The Kent State University Faculty Senate voted against supporting bills that would allow part-time faculty, including graduate and teaching assistants, the right to collective bargaining Monday.

The bills currently before the Ohio legislature would remove the legal barriers that prohibit these groups of professors from coming together to bargain as one group with the university on issues such as higher wages and health benefits.

KSU Provost Robert Frank opposed the idea of the senate supporting the bill because of financial and political reasons.

“The estimates are that the state is $6.5 billion to $8 billion in debt and the university has very limited opportunities to have flexibility in our budget,” Frank said. “It would put us in an untenable position right now if we had a third bargaining body to deal with.”

Frank also said that given the recent political shift, he didn’t think it would be a good idea to be seen in support of an issue he believes the new government will oppose. “It makes a statement about Kent State that we don’t need at a time when we are about to under go budget cuts,” Frank said.
KSU English professor John Stoker said he felt the issue was important to support, if only symbolically.

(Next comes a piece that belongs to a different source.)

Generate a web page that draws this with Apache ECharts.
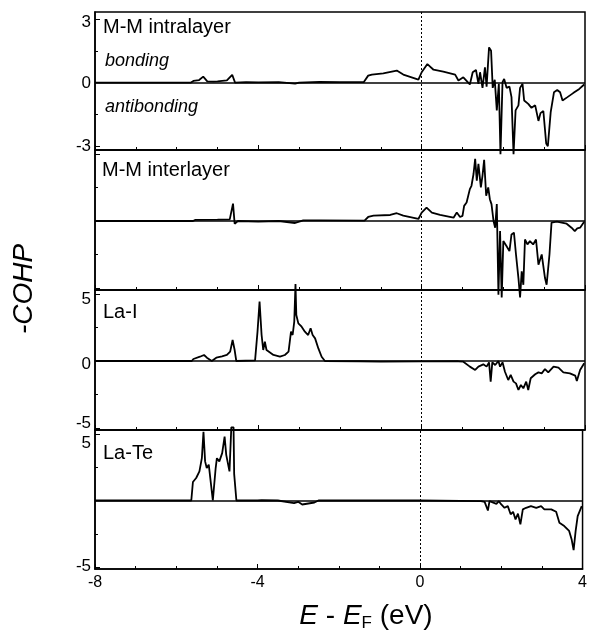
<!DOCTYPE html>
<html><head><meta charset="utf-8">
<script src="https://cdn.jsdelivr.net/npm/echarts@6/dist/echarts.min.js"></script>
<style>html,body{margin:0;padding:0;background:#fff}#c{width:590px;height:635px}</style>
</head><body><div id="c"></div>
<script>
// x axis
const xMin = -8, xMax = 4, xInterval = 4;
const panelNames = ['M-M intralayer', 'M-M interlayer', 'La-I', 'La-Te'];
// y ranges per panel
const yMins = [-3.2, -5.15, -5.15, -5.15];
const yMaxs = [3.35, 5.3, 5.3, 5.3];
const yMajorTicks = [[-3, 0, 3], [-5, 0, 5], [-5, 0, 5], [-5, 0, 5]];
const yMinorTicks = [[-1.5, 1.5], [-2.5, 2.5], [-2.5, 2.5], [-2.5, 2.5]];
const yTickLabels = [[-3, 0, 3], [], [-5, 0, 5], [-5, 5]];

// -COHP curves, [E - EF, -COHP]
const mmIntra = [[-8,0],[-5.65,0],[-5.59,0.08],[-5.45,0.12],[-5.35,0.28],[-5.25,0.06],[-5.1,0.05],[-5.0,0.06],[-4.77,0.1],[-4.64,0.37],[-4.57,0.0],[-4.3,0.02],[-4.0,0.01],[-3.5,0.02],[-3.1,-0.05],[-3.0,0.0],[-2.5,0.03],[-2.0,0.02],[-1.42,0.02],[-1.31,0.33],[-1.22,0.38],[-0.94,0.44],[-0.61,0.57],[-0.45,0.38],[-0.08,0.14],[0.0,0.49],[0.14,0.88],[0.29,0.61],[0.53,0.52],[0.82,0.38],[0.9,0.1],[1.02,0.25],[1.18,-0.09],[1.25,0.49],[1.33,0.6],[1.39,-0.06],[1.43,0.49],[1.49,-0.25],[1.55,0.72],[1.59,-0.19],[1.65,1.67],[1.7,1.51],[1.74,-0.25],[1.79,0.13],[1.84,-1.32],[1.89,-0.06],[1.93,-3.4],[1.98,0.02],[2.02,0.17],[2.08,-0.25],[2.15,-0.19],[2.2,-0.69],[2.25,-3.4],[2.3,-1.32],[2.37,-1.08],[2.41,-0.25],[2.47,-0.06],[2.51,-0.85],[2.61,-1.01],[2.69,-1.2],[2.78,-1.08],[2.86,-1.82],[2.91,-1.45],[2.98,-1.35],[3.05,-2.89],[3.09,-3.02],[3.16,-1.4],[3.24,-0.46],[3.32,-0.35],[3.39,-0.46],[3.45,-0.85],[3.57,-0.69],[3.71,-0.5],[3.86,-0.3],[3.98,-0.09]];
const mmInter = [[-8,0],[-5.6,0],[-5.55,0.08],[-5.0,0.1],[-4.7,0.12],[-4.62,1.3],[-4.58,-0.2],[-4.5,0],[-4.0,-0.05],[-3.5,0],[-3.1,-0.15],[-3.0,-0.05],[-2.9,0.05],[-2.5,0.05],[-1.4,0.03],[-1.31,0.3],[-1.18,0.4],[-0.77,0.45],[-0.61,0.58],[-0.45,0.4],[-0.08,0.15],[0.0,0.63],[0.12,1.0],[0.25,0.63],[0.45,0.45],[0.78,0.25],[0.86,0.63],[0.94,0.3],[1.0,0.38],[1.04,1.13],[1.1,1.38],[1.18,2.38],[1.22,2.63],[1.27,3.51],[1.31,4.64],[1.35,3.01],[1.39,4.26],[1.45,2.51],[1.49,3.39],[1.53,4.56],[1.58,1.88],[1.63,2.51],[1.67,1.63],[1.71,1.26],[1.76,0],[1.8,-0.5],[1.84,1.26],[1.88,-5.51],[1.92,-0.75],[1.96,-5.7],[2.0,-1.5],[2.08,-1.88],[2.15,-2.25],[2.2,-1.0],[2.26,-0.87],[2.31,-2.5],[2.37,-4.26],[2.41,-5.7],[2.45,-3.76],[2.49,-4.76],[2.53,-1.38],[2.59,-1.75],[2.65,-1.5],[2.73,-1.75],[2.8,-1.38],[2.86,-3.26],[2.94,-2.5],[2.98,-2.38],[3.02,-4.26],[3.06,-4.76],[3.13,-2.5],[3.18,-0.12],[3.31,-0.05],[3.55,-0.2],[3.67,-0.5],[3.75,-0.75],[3.81,-0.55],[3.88,-0.5],[3.98,-0.05]];
const laI = [[-8,0],[-5.63,0],[-5.59,0.15],[-5.43,0.32],[-5.33,0.45],[-5.26,0.25],[-5.14,0],[-5.03,0.25],[-4.89,0.35],[-4.77,0.45],[-4.69,0.7],[-4.63,1.57],[-4.58,0.82],[-4.54,0],[-4.08,0.05],[-4.02,2.19],[-3.97,4.43],[-3.92,1.94],[-3.88,0.82],[-3.84,1.44],[-3.8,0.82],[-3.63,0.45],[-3.47,0.32],[-3.35,0.45],[-3.26,0.7],[-3.2,2.19],[-3.16,1.94],[-3.12,2.94],[-3.09,5.75],[-3.07,3.43],[-3.02,2.81],[-2.94,2.56],[-2.86,2.19],[-2.78,1.94],[-2.72,2.44],[-2.67,1.94],[-2.61,1.69],[-2.53,0.94],[-2.45,0.32],[-2.37,0],[-1.5,-0.02],[-1.0,-0.05],[0,-0.03],[0.9,-0.02],[1.02,-0.05],[1.18,-0.42],[1.31,-0.67],[1.39,-0.42],[1.51,-0.25],[1.59,-0.42],[1.65,-0.1],[1.69,-1.54],[1.73,-0.1],[1.8,-0.3],[1.88,0.0],[1.92,-0.42],[1.98,-0.1],[2.04,-0.8],[2.12,-1.42],[2.18,-1.04],[2.25,-1.54],[2.31,-1.67],[2.37,-2.16],[2.43,-1.79],[2.49,-2.04],[2.56,-1.54],[2.61,-2.16],[2.67,-1.29],[2.78,-0.99],[2.86,-0.85],[2.94,-0.92],[3.02,-0.6],[3.1,-0.85],[3.23,-0.42],[3.35,-0.5],[3.47,-0.85],[3.63,-0.92],[3.76,-1.09],[3.8,-1.49],[3.88,-0.67],[3.98,-0.17]];
const laTe = [[-8,0],[-5.63,0],[-5.59,1.39],[-5.51,1.69],[-5.43,2.19],[-5.37,3.18],[-5.33,5.17],[-5.29,2.94],[-5.25,2.44],[-5.2,2.69],[-5.1,0],[-5.03,2.44],[-5.0,3.18],[-4.94,2.94],[-4.87,3.56],[-4.81,4.8],[-4.77,3.43],[-4.69,2.19],[-4.645,5.5],[-4.59,5.5],[-4.575,2.0],[-4.52,0],[-4.0,0],[-3.98,0.15],[-3.9,0.02],[-3.5,0],[-3.1,-0.2],[-3.0,-0.1],[-2.9,-0.3],[-2.6,-0.15],[-2.5,0],[-1.0,0],[0,0],[1.5,-0.05],[1.59,-0.1],[1.67,-0.75],[1.71,-0.05],[1.88,-0.25],[1.94,-0.05],[2.0,-0.3],[2.08,-0.55],[2.16,-0.42],[2.23,-1.04],[2.29,-0.85],[2.35,-1.42],[2.41,-0.99],[2.47,-1.79],[2.53,-0.67],[2.61,-0.55],[2.73,-0.42],[2.86,-0.55],[2.98,-0.42],[3.06,-0.67],[3.23,-0.67],[3.35,-0.85],[3.43,-1.67],[3.55,-1.92],[3.67,-2.29],[3.73,-2.91],[3.78,-3.73],[3.83,-2.29],[3.88,-1.17],[3.98,-0.42]];
const curves = [mmIntra, mmInter, laI, laTe];

const FONT = '"Liberation Sans", Arial, Helvetica, sans-serif';
const gridTops = [12, 150, 290, 430];
const gridHeights = [138, 140, 140, 139];
// per-label vertical nudge (px, + = down), styling only
const labelNudge = [{'3': 3, '0': 1, '-3': 1}, {}, {'5': 5, '0': 3, '-5': -5}, {'5': 9, '-5': -1}];

function richFor(i) {
  const rich = {};
  Object.keys(labelNudge[i]).forEach((k, j) => {
    const d = labelNudge[i][k];
    rich['n' + j] = {fontSize: 17, fontFamily: FONT, color: '#000',
      padding: d >= 0 ? [2 * d, 0, 0, 0] : [0, 0, -2 * d, 0]};
  });
  return rich;
}
function fmtFor(i) {
  const keys = Object.keys(labelNudge[i]);
  return v => {
    const s = String(Math.round(v * 100) / 100);
    const j = keys.indexOf(s);
    return j >= 0 ? '{n' + j + '|' + s + '}' : s;
  };
}

const grids = [], xAxes = [], yAxes = [], series = [];
for (let i = 0; i < 4; i++) {
  grids.push({left: 95, right: 5, top: gridTops[i], height: gridHeights[i], show: true,
    borderColor: '#000', borderWidth: 1.5, backgroundColor: 'transparent'});
  xAxes.push({type: 'value', gridIndex: i, min: xMin, max: xMax, interval: xInterval,
    axisLine: {show: true, onZero: false, lineStyle: {color: '#000', width: 1.5}},
    axisTick: {show: true, inside: true, length: 5, lineStyle: {color: '#000', width: 1}},
    minorTick: {show: true, splitNumber: 4, length: 3, lineStyle: {color: '#000', width: 1}},
    axisLabel: {show: i === 3, color: '#000', fontSize: 16, fontFamily: FONT, margin: 6},
    splitLine: {show: false}});
  yAxes.push({type: 'value', gridIndex: i, min: yMins[i], max: yMaxs[i], position: 'left',
    axisLine: {show: true, onZero: false, lineStyle: {color: '#000', width: 1.5}},
    axisTick: {show: true, inside: true, length: 5, customValues: yMajorTicks[i], lineStyle: {color: '#000', width: 1}},
    axisLabel: {show: yTickLabels[i].length > 0, customValues: yTickLabels[i], color: '#000', fontSize: 17,
      fontFamily: FONT, margin: 4, formatter: fmtFor(i), rich: richFor(i)},
    splitLine: {show: false}});
  yAxes.push({type: 'value', gridIndex: i, min: yMins[i], max: yMaxs[i], position: 'left',
    axisLine: {show: false, onZero: false},
    axisTick: {show: true, inside: true, length: 3, customValues: yMinorTicks[i], lineStyle: {color: '#000', width: 1}},
    axisLabel: {show: false}, splitLine: {show: false}});
  series.push({type: 'line', name: panelNames[i], xAxisIndex: i, yAxisIndex: 2 * i, data: curves[i],
    showSymbol: false, symbol: 'none', clip: false, animation: false,
    lineStyle: {color: '#000', width: 1.8},
    markLine: {silent: true, symbol: 'none', animation: false, label: {show: false},
      data: [
        {yAxis: 0, lineStyle: {type: 'solid', color: '#000', width: 1.5}},
        {xAxis: 0, lineStyle: {type: [2, 2], color: '#000', width: 1}}
      ]}});
}

const labelTexts = [
  {text: panelNames[0], x: 103, y: 27, font: '20px ' + FONT},
  {text: 'bonding', x: 105, y: 61, font: 'italic 18px ' + FONT},
  {text: 'antibonding', x: 105, y: 107, font: 'italic 18px ' + FONT},
  {text: panelNames[1], x: 102, y: 170, font: '20px ' + FONT},
  {text: panelNames[2], x: 103, y: 312, font: '20px ' + FONT},
  {text: panelNames[3], x: 103, y: 453, font: '20px ' + FONT}
];
const graphics = labelTexts.map(t => ({type: 'text', x: t.x, y: t.y, z: 100,
  style: {text: t.text, font: t.font, fill: '#000', align: 'left', verticalAlign: 'middle'}}));
graphics.push({type: 'text', x: 24, y: 289, rotation: Math.PI / 2, z: 100,
  style: {text: '-COHP', font: 'italic 28px ' + FONT, fill: '#000', align: 'center', verticalAlign: 'middle'}});
graphics.push({type: 'text', x: 366, y: 616, z: 100,
  style: {text: '{i|E} - {i|E}{s|F} (eV)', fill: '#000', align: 'center', verticalAlign: 'middle',
    font: '28px ' + FONT,
    rich: {i: {fontStyle: 'italic', fontSize: 28, fontFamily: FONT},
           s: {fontSize: 17, fontFamily: FONT, padding: [14, 0, 0, 0]}}}});

const chart = echarts.init(document.getElementById('c'), null, {renderer: 'canvas'});
chart.setOption({animation: false, backgroundColor: '#fff', grid: grids, xAxis: xAxes, yAxis: yAxes,
  series: series, graphic: graphics});
</script></body></html>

“To me, that’s a basic human right to organize collectively,” Stoker said.

But psychology professor David Riccio said that while he supports the idea of extending collective bargaining to part-time faculty members, he “would have serious concerns about a graduate assistant having collective bargaining.”

Several members of Faculty Senate echoed his opinion.

In contrast, philosophy professor Deborah Smith said she was a graduate assistant at a university that extended collective bargaining to their assistants.

“I was able to get health care, which I wouldn’t have had without it,” Smith said.

Four members of the faculty senate abstained from the vote.

Pamela Grimm, chair of the marketing department, said she supports the idea in principle, but as a department chair she recognizes the financial impact of such a bill to her bottom line.

Given the new political makeup of Ohio, sociology professor Jarrod Tudor said he “doubt(s) very seriously that this legislation will go forward.”